TASK BRIEF -
Without including any pictures, write out the listing below exactly.

** begin **

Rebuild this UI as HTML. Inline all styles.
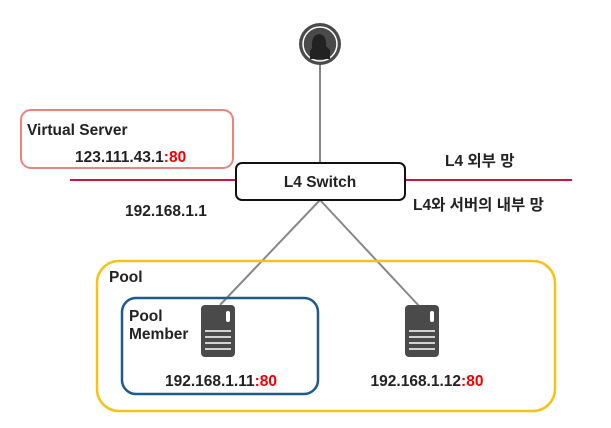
<!DOCTYPE html>
<html><head><meta charset="utf-8"><style>
body{margin:0;background:#fff;}
svg text{font-family:"Liberation Sans","Noto Sans CJK KR",sans-serif;font-weight:bold;fill:#222;}
</style></head><body>
<svg width="611" height="423" viewBox="0 0 611 423" xmlns="http://www.w3.org/2000/svg">
<line x1="320" y1="60" x2="320" y2="168" stroke="#888" stroke-width="2"/>
<line x1="320" y1="200" x2="220" y2="305" stroke="#888" stroke-width="2"/>
<line x1="320" y1="200" x2="420" y2="307" stroke="#888" stroke-width="2"/>
<circle cx="320" cy="44" r="21" fill="#4a4a4a"/>
<circle cx="320" cy="44" r="17" fill="none" stroke="#fff" stroke-width="1.5"/>
<path d="M312 48 q-1-13 7-14 q8 1 7 12 l4 4 v9 h-20 v-8z" fill="#222"/>
<line x1="70" y1="180" x2="572" y2="180" stroke="#c8193c" stroke-width="2"/>
<rect x="21" y="110" width="212" height="58" rx="10" fill="#fff" stroke="#f08080" stroke-width="2"/>
<text x="27" y="135" font-size="15.5">Virtual Server</text>
<text x="75" y="162" font-size="15.5">123.111.43.1<tspan style="fill:#e00">:80</tspan></text>
<rect x="236" y="163" width="169" height="37" rx="6" fill="#fff" stroke="#111" stroke-width="2"/>
<text x="320" y="187" font-size="15.5" text-anchor="middle">L4 Switch</text>
<text x="445" y="166" font-size="15.5">L4 외부 망</text>
<text x="413" y="210" font-size="15.5">L4와 서버의 내부 망</text>
<text x="125" y="216" font-size="15.5">192.168.1.1</text>
<rect x="97" y="261" width="458" height="150" rx="22" fill="none" stroke="#f5c21b" stroke-width="2.5"/>
<text x="109" y="282" font-size="15.5">Pool</text>
<rect x="122" y="298" width="196" height="96" rx="14" fill="none" stroke="#1e5a8e" stroke-width="2.5"/>
<text x="129" y="321" font-size="15.5">Pool</text>
<text x="129" y="339" font-size="15.5">Member</text>
<g fill="#4a4a4a">
<rect x="201" y="305" width="34" height="52" rx="4"/>
<rect x="405" y="305" width="34" height="52" rx="4"/>
</g>
<g fill="#fff">
<rect x="226" y="311" width="4" height="11" rx="2"/>
<rect x="430" y="311" width="4" height="11" rx="2"/>
</g>
<g stroke="#fff" stroke-width="1.5">
<line x1="205" y1="331" x2="231" y2="331"/><line x1="205" y1="337" x2="231" y2="337"/><line x1="205" y1="343" x2="231" y2="343"/><line x1="205" y1="349" x2="231" y2="349"/>
<line x1="409" y1="331" x2="435" y2="331"/><line x1="409" y1="337" x2="435" y2="337"/><line x1="409" y1="343" x2="435" y2="343"/><line x1="409" y1="349" x2="435" y2="349"/>
</g>
<text x="221" y="386" font-size="15.5" text-anchor="middle">192.168.1.11<tspan style="fill:#e00">:80</tspan></text>
<text x="427" y="386" font-size="15.5" text-anchor="middle">192.168.1.12<tspan style="fill:#e00">:80</tspan></text>
</svg>
</body></html>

** end **

RESULT BELOW -
Rebuild this UI as HTML. Inline all styles.
<!DOCTYPE html>
<html><head><meta charset="utf-8"><style>
body{margin:0;background:#fff;}
svg text{font-family:"Liberation Sans","Noto Sans CJK KR",sans-serif;font-weight:bold;fill:#222;}
</style></head><body>
<svg width="611" height="423" viewBox="0 0 611 423" xmlns="http://www.w3.org/2000/svg">
<line x1="320" y1="60" x2="320" y2="168" stroke="#888" stroke-width="2"/>
<line x1="320" y1="200" x2="220" y2="305" stroke="#888" stroke-width="2"/>
<line x1="320" y1="200" x2="420" y2="307" stroke="#888" stroke-width="2"/>
<circle cx="320" cy="44" r="21" fill="#4a4a4a"/>
<circle cx="320" cy="44" r="17" fill="none" stroke="#fff" stroke-width="1.5"/>
<path d="M312 48 q-1-13 7-14 q8 1 7 12 l4 4 v9 h-20 v-8z" fill="#222"/>
<line x1="70" y1="180" x2="572" y2="180" stroke="#c8193c" stroke-width="2"/>
<rect x="21" y="110" width="212" height="58" rx="10" fill="#fff" stroke="#f08080" stroke-width="2"/>
<text x="27" y="135" font-size="15.5">Virtual Server</text>
<text x="75" y="162" font-size="15.5">123.111.43.1<tspan style="fill:#e00">:80</tspan></text>
<rect x="236" y="163" width="169" height="37" rx="6" fill="#fff" stroke="#111" stroke-width="2"/>
<text x="320" y="187" font-size="15.5" text-anchor="middle">L4 Switch</text>
<text x="445" y="166" font-size="15.5">L4 외부 망</text>
<text x="413" y="210" font-size="15.5">L4와 서버의 내부 망</text>
<text x="125" y="216" font-size="15.5">192.168.1.1</text>
<rect x="97" y="261" width="458" height="150" rx="22" fill="none" stroke="#f5c21b" stroke-width="2.5"/>
<text x="109" y="282" font-size="15.5">Pool</text>
<rect x="122" y="298" width="196" height="96" rx="14" fill="none" stroke="#1e5a8e" stroke-width="2.5"/>
<text x="129" y="321" font-size="15.5">Pool</text>
<text x="129" y="339" font-size="15.5">Member</text>
<g fill="#4a4a4a">
<rect x="201" y="305" width="34" height="52" rx="4"/>
<rect x="405" y="305" width="34" height="52" rx="4"/>
</g>
<g fill="#fff">
<rect x="226" y="311" width="4" height="11" rx="2"/>
<rect x="430" y="311" width="4" height="11" rx="2"/>
</g>
<g stroke="#fff" stroke-width="1.5">
<line x1="205" y1="331" x2="231" y2="331"/><line x1="205" y1="337" x2="231" y2="337"/><line x1="205" y1="343" x2="231" y2="343"/><line x1="205" y1="349" x2="231" y2="349"/>
<line x1="409" y1="331" x2="435" y2="331"/><line x1="409" y1="337" x2="435" y2="337"/><line x1="409" y1="343" x2="435" y2="343"/><line x1="409" y1="349" x2="435" y2="349"/>
</g>
<text x="221" y="386" font-size="15.5" text-anchor="middle">192.168.1.11<tspan style="fill:#e00">:80</tspan></text>
<text x="427" y="386" font-size="15.5" text-anchor="middle">192.168.1.12<tspan style="fill:#e00">:80</tspan></text>
</svg>
</body></html>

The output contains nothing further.